WORK TO COMPLETE: Output nothing but the lines from the one with "Reproduce this chart with Plotly." through the one with "return [1 - bottom / H, 1 - top / H]", including both. Leave the pictures out of the copy.

DATA SUPPLIED:
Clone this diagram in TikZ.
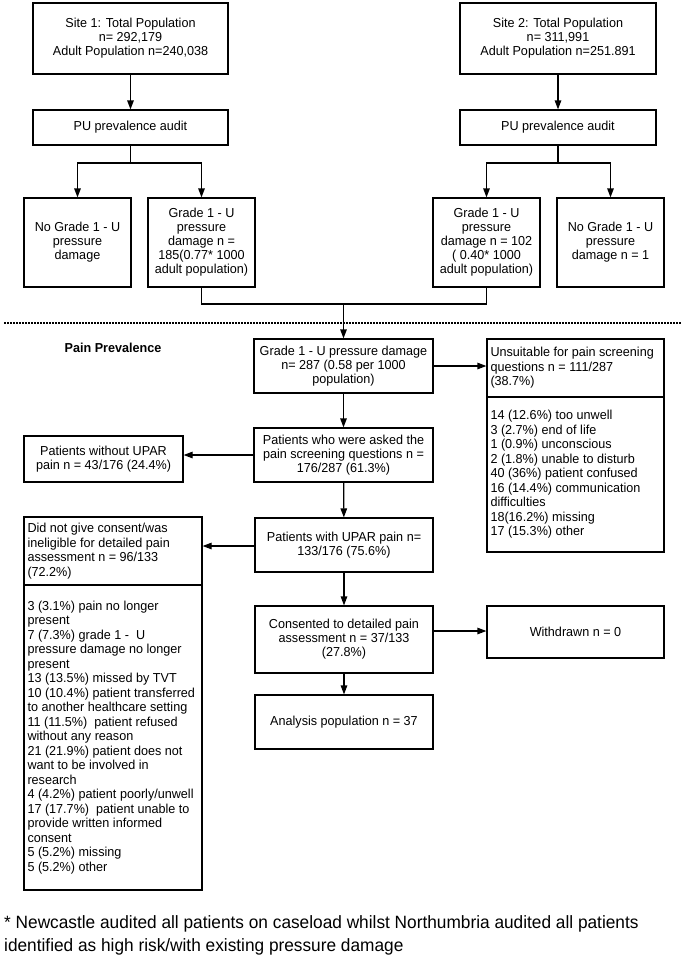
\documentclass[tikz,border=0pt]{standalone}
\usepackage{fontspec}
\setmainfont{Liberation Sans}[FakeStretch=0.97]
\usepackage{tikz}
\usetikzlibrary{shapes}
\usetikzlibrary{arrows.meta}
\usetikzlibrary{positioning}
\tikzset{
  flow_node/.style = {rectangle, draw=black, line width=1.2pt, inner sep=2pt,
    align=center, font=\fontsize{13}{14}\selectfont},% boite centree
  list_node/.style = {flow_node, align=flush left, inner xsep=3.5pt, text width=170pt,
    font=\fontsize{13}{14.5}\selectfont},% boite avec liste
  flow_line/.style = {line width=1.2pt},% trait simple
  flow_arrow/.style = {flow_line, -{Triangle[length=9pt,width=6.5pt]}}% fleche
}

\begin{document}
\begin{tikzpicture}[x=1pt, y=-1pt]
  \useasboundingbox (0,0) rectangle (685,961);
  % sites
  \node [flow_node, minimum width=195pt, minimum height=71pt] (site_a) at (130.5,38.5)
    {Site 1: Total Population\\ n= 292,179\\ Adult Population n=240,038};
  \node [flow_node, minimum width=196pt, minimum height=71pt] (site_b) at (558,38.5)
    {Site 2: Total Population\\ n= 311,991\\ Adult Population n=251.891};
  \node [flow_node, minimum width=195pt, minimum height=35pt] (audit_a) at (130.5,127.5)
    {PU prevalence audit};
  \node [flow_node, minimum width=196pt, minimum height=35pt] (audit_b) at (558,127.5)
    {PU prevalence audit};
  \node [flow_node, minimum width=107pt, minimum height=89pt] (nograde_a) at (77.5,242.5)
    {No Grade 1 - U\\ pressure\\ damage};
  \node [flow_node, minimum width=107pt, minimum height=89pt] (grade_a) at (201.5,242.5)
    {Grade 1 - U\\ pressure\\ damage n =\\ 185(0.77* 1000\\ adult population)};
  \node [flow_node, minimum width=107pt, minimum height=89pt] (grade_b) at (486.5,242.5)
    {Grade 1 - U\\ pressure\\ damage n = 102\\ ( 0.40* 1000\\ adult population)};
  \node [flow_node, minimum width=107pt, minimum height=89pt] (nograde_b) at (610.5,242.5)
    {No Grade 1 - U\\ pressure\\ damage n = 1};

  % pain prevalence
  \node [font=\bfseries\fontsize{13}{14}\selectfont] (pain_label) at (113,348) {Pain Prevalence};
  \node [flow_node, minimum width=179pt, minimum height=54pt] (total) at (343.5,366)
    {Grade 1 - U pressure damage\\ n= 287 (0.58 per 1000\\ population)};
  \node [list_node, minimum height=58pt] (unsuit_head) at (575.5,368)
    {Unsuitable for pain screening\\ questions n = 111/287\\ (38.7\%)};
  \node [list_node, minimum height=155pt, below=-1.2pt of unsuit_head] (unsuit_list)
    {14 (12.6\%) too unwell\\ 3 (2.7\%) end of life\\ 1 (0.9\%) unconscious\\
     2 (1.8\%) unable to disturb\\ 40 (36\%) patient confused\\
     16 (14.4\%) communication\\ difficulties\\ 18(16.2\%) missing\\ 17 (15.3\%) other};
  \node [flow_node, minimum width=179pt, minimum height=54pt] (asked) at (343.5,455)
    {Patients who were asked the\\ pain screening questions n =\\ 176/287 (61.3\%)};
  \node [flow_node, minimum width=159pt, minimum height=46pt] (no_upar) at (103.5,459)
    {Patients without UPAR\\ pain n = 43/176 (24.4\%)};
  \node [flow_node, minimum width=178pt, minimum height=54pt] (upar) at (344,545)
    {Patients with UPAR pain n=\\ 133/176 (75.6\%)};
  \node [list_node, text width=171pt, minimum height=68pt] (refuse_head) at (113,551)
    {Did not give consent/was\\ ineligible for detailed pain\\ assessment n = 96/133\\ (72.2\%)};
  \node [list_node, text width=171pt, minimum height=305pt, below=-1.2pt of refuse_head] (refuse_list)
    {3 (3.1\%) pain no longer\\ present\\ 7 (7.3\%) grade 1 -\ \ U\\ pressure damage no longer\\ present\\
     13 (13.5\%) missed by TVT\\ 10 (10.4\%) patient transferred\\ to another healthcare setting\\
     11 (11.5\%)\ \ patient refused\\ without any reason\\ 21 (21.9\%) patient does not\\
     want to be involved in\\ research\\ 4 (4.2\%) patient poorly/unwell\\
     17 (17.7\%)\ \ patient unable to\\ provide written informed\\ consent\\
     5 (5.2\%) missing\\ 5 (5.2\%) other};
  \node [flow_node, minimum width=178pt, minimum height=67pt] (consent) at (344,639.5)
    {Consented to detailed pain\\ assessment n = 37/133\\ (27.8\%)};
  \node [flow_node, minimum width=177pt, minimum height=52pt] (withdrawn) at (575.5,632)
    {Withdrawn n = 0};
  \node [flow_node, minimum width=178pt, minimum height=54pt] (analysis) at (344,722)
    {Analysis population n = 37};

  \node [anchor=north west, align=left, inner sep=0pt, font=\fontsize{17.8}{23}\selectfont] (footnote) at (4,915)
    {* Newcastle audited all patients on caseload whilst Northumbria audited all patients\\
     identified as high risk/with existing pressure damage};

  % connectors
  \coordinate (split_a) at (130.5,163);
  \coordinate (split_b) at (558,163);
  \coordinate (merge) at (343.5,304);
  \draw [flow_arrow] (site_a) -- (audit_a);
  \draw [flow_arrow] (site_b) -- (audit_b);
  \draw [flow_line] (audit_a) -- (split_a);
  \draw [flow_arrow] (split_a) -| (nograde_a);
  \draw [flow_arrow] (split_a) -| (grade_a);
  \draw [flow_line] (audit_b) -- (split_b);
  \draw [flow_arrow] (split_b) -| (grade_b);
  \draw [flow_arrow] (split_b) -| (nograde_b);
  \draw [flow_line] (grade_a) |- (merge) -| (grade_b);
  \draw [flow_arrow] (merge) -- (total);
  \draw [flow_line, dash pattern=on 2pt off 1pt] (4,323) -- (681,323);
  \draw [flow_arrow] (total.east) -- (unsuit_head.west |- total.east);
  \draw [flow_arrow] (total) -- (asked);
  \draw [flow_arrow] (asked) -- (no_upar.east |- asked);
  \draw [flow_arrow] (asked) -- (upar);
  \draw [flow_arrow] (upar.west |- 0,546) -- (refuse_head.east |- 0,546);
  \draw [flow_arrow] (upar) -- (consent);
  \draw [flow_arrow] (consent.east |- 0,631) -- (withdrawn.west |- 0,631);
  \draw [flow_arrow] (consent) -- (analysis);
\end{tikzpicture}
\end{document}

--

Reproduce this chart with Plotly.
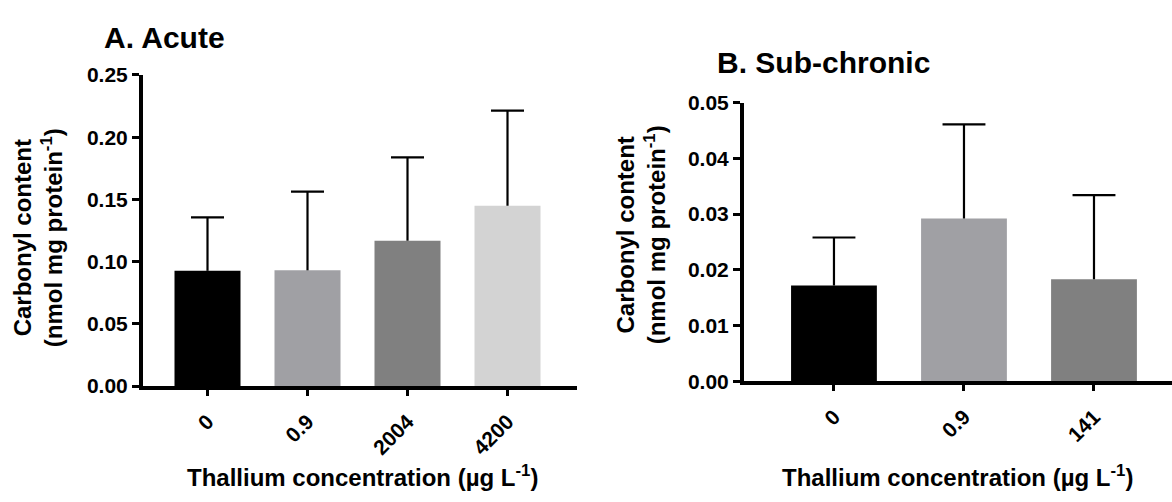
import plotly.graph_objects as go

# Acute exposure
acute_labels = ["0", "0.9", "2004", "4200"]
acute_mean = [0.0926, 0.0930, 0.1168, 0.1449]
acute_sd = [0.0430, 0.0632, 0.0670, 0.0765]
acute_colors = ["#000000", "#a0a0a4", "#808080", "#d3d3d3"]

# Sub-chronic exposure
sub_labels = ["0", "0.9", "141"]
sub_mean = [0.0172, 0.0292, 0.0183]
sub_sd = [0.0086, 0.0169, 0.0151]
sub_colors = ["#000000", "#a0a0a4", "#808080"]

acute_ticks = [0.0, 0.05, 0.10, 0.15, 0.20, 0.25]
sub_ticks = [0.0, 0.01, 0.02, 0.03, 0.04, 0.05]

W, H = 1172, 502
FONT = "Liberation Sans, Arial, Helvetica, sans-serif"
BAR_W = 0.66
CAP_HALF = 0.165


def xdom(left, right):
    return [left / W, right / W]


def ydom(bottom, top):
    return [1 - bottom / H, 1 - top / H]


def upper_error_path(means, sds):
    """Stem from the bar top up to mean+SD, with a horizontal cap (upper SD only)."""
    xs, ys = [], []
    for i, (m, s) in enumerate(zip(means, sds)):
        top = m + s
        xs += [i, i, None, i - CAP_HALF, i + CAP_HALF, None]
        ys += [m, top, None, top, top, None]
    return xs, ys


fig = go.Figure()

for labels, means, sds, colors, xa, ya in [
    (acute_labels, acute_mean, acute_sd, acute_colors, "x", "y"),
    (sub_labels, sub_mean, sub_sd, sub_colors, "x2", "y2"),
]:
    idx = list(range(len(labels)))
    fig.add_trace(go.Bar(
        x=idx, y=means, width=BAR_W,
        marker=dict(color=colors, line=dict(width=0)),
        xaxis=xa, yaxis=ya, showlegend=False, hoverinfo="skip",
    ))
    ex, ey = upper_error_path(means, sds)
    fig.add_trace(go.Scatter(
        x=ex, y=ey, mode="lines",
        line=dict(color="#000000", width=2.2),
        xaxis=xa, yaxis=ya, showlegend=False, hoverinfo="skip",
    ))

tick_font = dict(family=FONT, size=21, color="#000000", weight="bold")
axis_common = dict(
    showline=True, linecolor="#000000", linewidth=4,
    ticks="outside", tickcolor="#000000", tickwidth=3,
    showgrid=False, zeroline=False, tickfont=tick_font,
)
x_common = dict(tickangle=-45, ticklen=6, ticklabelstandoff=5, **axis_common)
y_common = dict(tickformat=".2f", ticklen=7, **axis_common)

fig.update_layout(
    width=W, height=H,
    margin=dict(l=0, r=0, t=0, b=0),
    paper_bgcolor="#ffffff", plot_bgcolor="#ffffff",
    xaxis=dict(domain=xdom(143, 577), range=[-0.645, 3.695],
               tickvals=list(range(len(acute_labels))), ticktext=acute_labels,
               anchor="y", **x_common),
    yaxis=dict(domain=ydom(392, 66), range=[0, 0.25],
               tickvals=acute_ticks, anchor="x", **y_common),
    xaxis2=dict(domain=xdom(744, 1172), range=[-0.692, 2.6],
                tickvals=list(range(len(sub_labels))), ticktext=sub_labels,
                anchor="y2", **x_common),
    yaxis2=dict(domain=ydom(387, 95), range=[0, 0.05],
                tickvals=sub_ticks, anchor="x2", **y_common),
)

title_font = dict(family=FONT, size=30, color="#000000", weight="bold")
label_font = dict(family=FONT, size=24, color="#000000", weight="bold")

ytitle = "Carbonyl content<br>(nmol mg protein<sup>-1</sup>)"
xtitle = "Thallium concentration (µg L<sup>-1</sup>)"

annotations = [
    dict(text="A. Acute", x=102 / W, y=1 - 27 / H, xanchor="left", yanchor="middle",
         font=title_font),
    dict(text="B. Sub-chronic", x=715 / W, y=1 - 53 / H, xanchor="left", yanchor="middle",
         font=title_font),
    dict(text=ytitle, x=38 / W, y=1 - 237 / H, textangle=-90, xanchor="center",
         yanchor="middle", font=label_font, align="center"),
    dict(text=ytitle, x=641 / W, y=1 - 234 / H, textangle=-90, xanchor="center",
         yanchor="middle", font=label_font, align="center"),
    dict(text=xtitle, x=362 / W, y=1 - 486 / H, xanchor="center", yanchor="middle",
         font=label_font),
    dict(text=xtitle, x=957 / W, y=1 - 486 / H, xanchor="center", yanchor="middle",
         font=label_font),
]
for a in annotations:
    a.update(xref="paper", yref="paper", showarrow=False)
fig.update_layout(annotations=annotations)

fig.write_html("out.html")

EXERCISE ANSWER:
Reproduce this chart with Plotly.
import plotly.graph_objects as go

# Acute exposure
acute_labels = ["0", "0.9", "2004", "4200"]
acute_mean = [0.0926, 0.0930, 0.1168, 0.1449]
acute_sd = [0.0430, 0.0632, 0.0670, 0.0765]
acute_colors = ["#000000", "#a0a0a4", "#808080", "#d3d3d3"]

# Sub-chronic exposure
sub_labels = ["0", "0.9", "141"]
sub_mean = [0.0172, 0.0292, 0.0183]
sub_sd = [0.0086, 0.0169, 0.0151]
sub_colors = ["#000000", "#a0a0a4", "#808080"]

acute_ticks = [0.0, 0.05, 0.10, 0.15, 0.20, 0.25]
sub_ticks = [0.0, 0.01, 0.02, 0.03, 0.04, 0.05]

W, H = 1172, 502
FONT = "Liberation Sans, Arial, Helvetica, sans-serif"
BAR_W = 0.66
CAP_HALF = 0.165


def xdom(left, right):
    return [left / W, right / W]


def ydom(bottom, top):
    return [1 - bottom / H, 1 - top / H]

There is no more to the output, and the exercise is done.